===== Dataset extract

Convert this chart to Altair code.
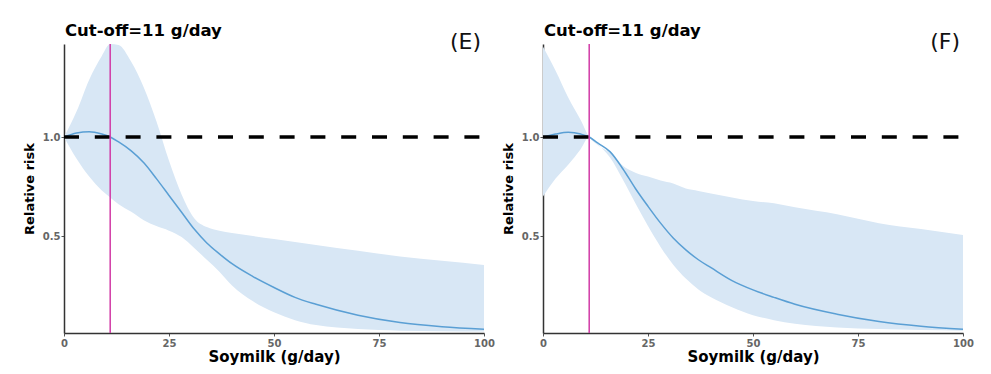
import altair as alt
import pandas as pd

FONT = "DejaVu Sans"

x_vals = [0, 3, 6, 9, 11, 13, 16, 19, 22, 25, 28, 31, 34, 37, 40, 45, 50, 55, 60, 70, 80, 90, 100]

e_rr = [1.0, 1.02, 1.027, 1.015, 1.0, 0.975, 0.93, 0.87, 0.79, 0.705, 0.62, 0.535, 0.465, 0.41, 0.36,
        0.295, 0.24, 0.19, 0.155, 0.1, 0.063, 0.042, 0.029]
e_hi = [1.0, 1.13, 1.29, 1.41, 1.47, 1.465, 1.38, 1.25, 1.08, 0.88, 0.71, 0.59, 0.545, 0.527, 0.515,
        0.5, 0.485, 0.47, 0.455, 0.425, 0.397, 0.375, 0.354]
e_lo = [1.0, 0.89, 0.80, 0.73, 0.695, 0.66, 0.622, 0.58, 0.55, 0.527, 0.495, 0.44, 0.38, 0.32, 0.25,
        0.17, 0.115, 0.075, 0.05, 0.03, 0.022, 0.019, 0.017]

f_rr = [1.0, 1.015, 1.024, 1.015, 1.0, 0.97, 0.925, 0.84, 0.74, 0.65, 0.565, 0.49, 0.43, 0.38, 0.34,
        0.275, 0.228, 0.19, 0.155, 0.105, 0.068, 0.044, 0.029]
f_hi = [1.456, 1.335, 1.2, 1.085, 1.0, 0.96, 0.92, 0.855, 0.82, 0.80, 0.78, 0.765, 0.74, 0.728, 0.715,
        0.695, 0.677, 0.665, 0.645, 0.61, 0.565, 0.535, 0.505]
f_lo = [0.699, 0.79, 0.86, 0.94, 1.0, 0.965, 0.895, 0.785, 0.665, 0.55, 0.445, 0.355, 0.285, 0.23, 0.19,
        0.14, 0.1, 0.075, 0.057, 0.038, 0.03, 0.025, 0.022]

cutoff = 11
ref_rr = 1.0
title_text = "Cut-off=11 g/day"
x_ticks = [0, 25, 50, 75, 100]
y_ticks = [0.5, 1.0]
panels = [("(E)", e_rr, e_lo, e_hi), ("(F)", f_rr, f_lo, f_hi)]

X_DOM = [0, 100]
Y_DOM = [0.01, 1.47]


def panel(label, rr, lo, hi):
    df = pd.DataFrame({"x": x_vals, "rr": rr, "lo": lo, "hi": hi})
    xs = alt.Scale(domain=X_DOM, nice=False, zero=False)
    ys = alt.Scale(domain=Y_DOM, nice=False, zero=False)
    xax = alt.Axis(values=x_ticks, title="Soymilk (g/day)", grid=False, domainColor="#333333",
                   domainWidth=1.5, tickColor="#555555", tickSize=3, labelColor="#666666",
                   labelFontWeight="bold", labelFontSize=10, labelFont=FONT, labelPadding=2,
                   titleFont=FONT, titleFontSize=15, titleFontWeight="bold", titleColor="#000000",
                   titlePadding=1, labelFlush=False)
    yax = alt.Axis(values=y_ticks, format=".1f", title="Relative risk", grid=False,
                   domainColor="#333333", domainWidth=1.5, tickColor="#555555", tickSize=3,
                   labelColor="#666666", labelFontWeight="bold", labelFontSize=10, labelFont=FONT,
                   labelPadding=1, titleFont=FONT, titleFontSize=13, titleFontWeight="bold",
                   titleColor="#000000", titlePadding=6)
    base = alt.Chart(df)
    band = base.mark_area(color="#d8e7f5", opacity=1, clip=True, interpolate="monotone").encode(
        x=alt.X("x:Q", scale=xs, axis=xax),
        y=alt.Y("lo:Q", scale=ys, axis=yax),
        y2="hi:Q",
    )
    line = base.mark_line(color="#5a9fd4", strokeWidth=1.5, clip=True, interpolate="monotone").encode(
        x=alt.X("x:Q", scale=xs), y=alt.Y("rr:Q", scale=ys), order="x:Q"
    )
    ref = alt.Chart(pd.DataFrame({"y": [ref_rr], "x0": [X_DOM[0]], "x1": [X_DOM[1]]})).mark_rule(
        color="#000000", strokeWidth=3.5, strokeDash=[15, 15.8]
    ).encode(y=alt.Y("y:Q", scale=ys), x=alt.X("x0:Q", scale=xs), x2="x1:Q")
    vline = alt.Chart(pd.DataFrame({"x": [cutoff]})).mark_rule(
        color="#d13aa6", strokeWidth=1.5
    ).encode(x=alt.X("x:Q", scale=xs))
    lab = alt.Chart(pd.DataFrame({"x": [100], "y": [1.445], "t": [label]})).mark_text(
        align="right", baseline="alphabetic", fontSize=22, font=FONT, color="#111111", dx=-3
    ).encode(x=alt.X("x:Q", scale=xs), y=alt.Y("y:Q", scale=ys), text="t:N")
    ttl = alt.Chart(pd.DataFrame({"x": [0], "y": [1.51], "t": [title_text]})).mark_text(
        align="left", baseline="alphabetic", fontSize=16.5, fontWeight="bold", font=FONT,
        color="#000000", dx=1
    ).encode(x=alt.X("x:Q", scale=xs), y=alt.Y("y:Q", scale=ys), text="t:N")
    return alt.layer(band, line, ref, vline, lab, ttl).properties(width=420, height=289)


chart = alt.hconcat(*[panel(*p) for p in panels], spacing=59, bounds="flush").properties(
    padding={"left": 15, "top": 15, "right": 5, "bottom": 5},
    background="#ffffff",
).configure_view(stroke=None)

chart.save("out.html", embed_options={"renderer": "svg", "actions": False})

==========

Given task: Set the lines above down again, word for word, from the first through the one containing "80, 90, 100]"; pictures excluded.

Response to the exercise:
Convert this chart to Altair code.
import altair as alt
import pandas as pd

FONT = "DejaVu Sans"

x_vals = [0, 3, 6, 9, 11, 13, 16, 19, 22, 25, 28, 31, 34, 37, 40, 45, 50, 55, 60, 70, 80, 90, 100]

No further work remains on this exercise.